Au moins huit églises incendiées, appel aux expatriés à "éviter toute sortie": des manifestations violentes embrasaient samedi la capitale nigérienne Niamey contre la publication de la caricature de Mahomet dans l'hebdomadaire satirique français Charlie Hebdo, au lendemain d'un "vendredi noir" dans la ville de Zinder.
Des manifestations spontanées - pneus incendiés à des carrefours - se tenaient également à Maradi, une ville située entre Niamey et Zinder, la deuxième ville du Niger, où des manifestations anti-Charlie Hebdo ont déjà dégénéré en émeutes vendredi, faisant 4 morts et 45 blessés.
Face à ces débordements, une vingtaine d'oulémas, des théologiens musulmans, ont appelé au retour du calme dans les rues de la capitale. "N'oubliez pas que l'islam est contre la violence", a rappelé le prédicateur Yaou Sonna à la télévision publique.
Le correspondant de l'AFP à Niamey a recensé huit églises brûlées, pour la plupart des lieux de culte évangéliques, toutes sur la rive gauche du fleuve Niger. Certaines siégeaient dans de petites villas, sans aucune signe religieux distinctif.
Des manifestants se dirigeaient samedi après-midi vers la rive droite de la capitale, où se trouvent d'autres églises.
Des nombreux bars, hôtels, débits de boisson ou commerces divers appartenant à des non-musulmans ou tenant enseigne pour des entreprises françaises, ont également été détruits.
Une source sécuritaire dénombrait six groupes de 200 à 300 protestataires semant le chaos dans Niamey, armés de gourdins, de barres de fer ou de pioches.
En fin de matinée, un millier de jeunes s'étaient réunis près de la grande mosquée de Niamey, en dépit de l'interdiction du rassemblement par les autorités, aux cris de "A bas la France", "A bas Charlie Hebdo" ou encore "Allah Akbar" (Dieu est grand).
L'édifice avait été encerclé par quelques dizaines de policiers anti-émeute munis de casques et de boucliers, qui ont dispersé les manifestants à coup de gaz lacrymogènes.

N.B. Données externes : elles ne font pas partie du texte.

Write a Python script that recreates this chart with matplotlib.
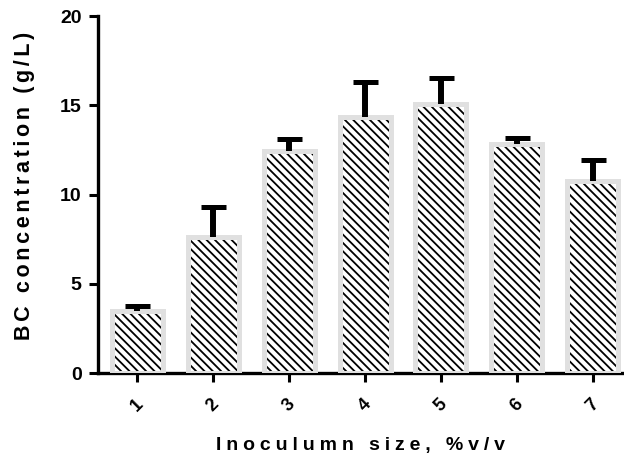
import matplotlib
matplotlib.use('Agg')
import matplotlib.pyplot as plt
import numpy as np
from matplotlib.backend_bases import GraphicsContextBase

# inoculum size (% v/v) and BC concentration (g/L), mean and SD
sizes = ['1', '2', '3', '4', '5', '6', '7']
bc_mean = [3.47, 7.61, 12.46, 14.34, 15.07, 12.82, 10.76]
bc_sd = [0.28, 1.69, 0.66, 1.95, 1.45, 0.37, 1.15]
y_ticks = [0, 5, 10, 15, 20]

x_label = 'Inoculumn size, %v/v'
y_label = 'BC concentration (g/L)'

plt.rcParams['font.family'] = ['Liberation Sans', 'DejaVu Sans']
plt.rcParams['font.weight'] = 'bold'
plt.rcParams['hatch.linewidth'] = 1.3

# denser hatch than the default
_get_hatch_path = GraphicsContextBase.get_hatch_path
GraphicsContextBase.get_hatch_path = lambda self, density=6.0: _get_hatch_path(self, 12.0)


def spaced(s, gap):
    # wide letter spacing like the original graph
    return gap.join(s)


x = np.arange(1, len(sizes) + 1)
mean = np.array(bc_mean)
sd = np.array(bc_sd)

fig = plt.figure(figsize=(6.24, 4.55), dpi=100)
ax = fig.add_axes([0.1566, 0.1802, 0.8434, 0.7846])

ax.bar(x, mean, width=0.672, color='white', edgecolor='black',
       hatch='\\\\', linewidth=0, zorder=2)
ax.bar(x, mean, width=0.672, fill=False, edgecolor='#e0e0e0',
       linewidth=3.6, zorder=3)
ax.vlines(x, mean, mean + sd, color='black', linewidth=4.3, zorder=4)
ax.plot(x, mean + sd, ls='none', marker='_', ms=18, mew=3.6,
        color='black', zorder=4)

ax.set_xlim(0.48, 7.41)
ax.set_ylim(0, 20)
ax.set_yticks(y_ticks)
ax.set_xticks(x)
ax.set_xticklabels(sizes, rotation=45, ha='center', fontsize=13, fontweight='bold')

for s in ['top', 'right']:
    ax.spines[s].set_visible(False)
for s in ['left', 'bottom']:
    ax.spines[s].set_linewidth(2.4)

ax.tick_params(axis='both', width=2.2, length=6.5, direction='out')
ax.tick_params(axis='y', labelsize=14, pad=5)
ax.tick_params(axis='x', pad=10)

ax.set_xlabel(spaced(x_label, '\u2005'), fontsize=14, fontweight='bold')
ax.set_ylabel(spaced(y_label, '\u2006'), fontsize=15.5, fontweight='bold')
ax.xaxis.set_label_coords(0.5, -0.178)
ax.yaxis.set_label_coords(-0.12, 0.524)

fig.savefig('out.png', dpi=100)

"On va tout casser. Nous protégeons notre prophète. Nous allons le défendre même au péril de notre sang", a déclaré un manifestant, une grosse pierre à la main.
Les violences se sont ensuite étendues à plusieurs autres quartiers du centre de la capitale, dont celui de la cathédrale, protégée par une centaine de policiers anti-émeute. "Ils n?ont pas eu le temps d'y mettre le feu", a confié un policier nigérien à l'AFP.
- PMU saccagés et barricades -
Plusieurs agences de l'entreprise française Pari mutuel urbain (PMU) et des kiosques publicitaires de l'opérateur téléphonique français Orange ont été saccagés. Des lambeaux des kiosques étaient utilisés comme matériau de barricades.
"Je n'ai jamais eu aussi peur de ma vie", a déclaré à l'AFP un mécanicien chrétien ouest-africain, retranché dans son atelier avec ses ouvriers, tout en regardant à travers les orifices d'une fenêtre fermée des manifestants démolir un kiosque en face de son commerce.
L'ambassade de France à Niamey a invité ses ressortissants sur place à "éviter toute sortie" tandis que les membres de l'ONU étaient appelés à se tenir à l'écart de "tout attroupement" dans la capitale. Les autorités consulaires recensaient 1.648 Français installés au Niger fin 2013..
En fin d'après-midi samedi, aucun bilan sur d'éventuelles victimes n'était disponible et les officiels nigériens ne s'étaient pas encore exprimés.
Vendredi, le Centre culturel franco-nigérien avait été incendié à Zinder et trois églises saccagées dans cette agglomération proche du nord du Nigeria, où le groupe islamiste Boko Haram ne cesse de multiplier les massacres et d'étendre son contrôle sur des zones entières dans le nord-est du pays.
Réagissant sur les violences survenues à Zinder, le gouvernement de Niamey avait lancé une mise en garde : "Nous n'accepterons pas que la chienlit s'installe", avait averti vendredi soir le ministre de l'Intérieur Hassoumi Massaoudou sur les ondes de la radio publique.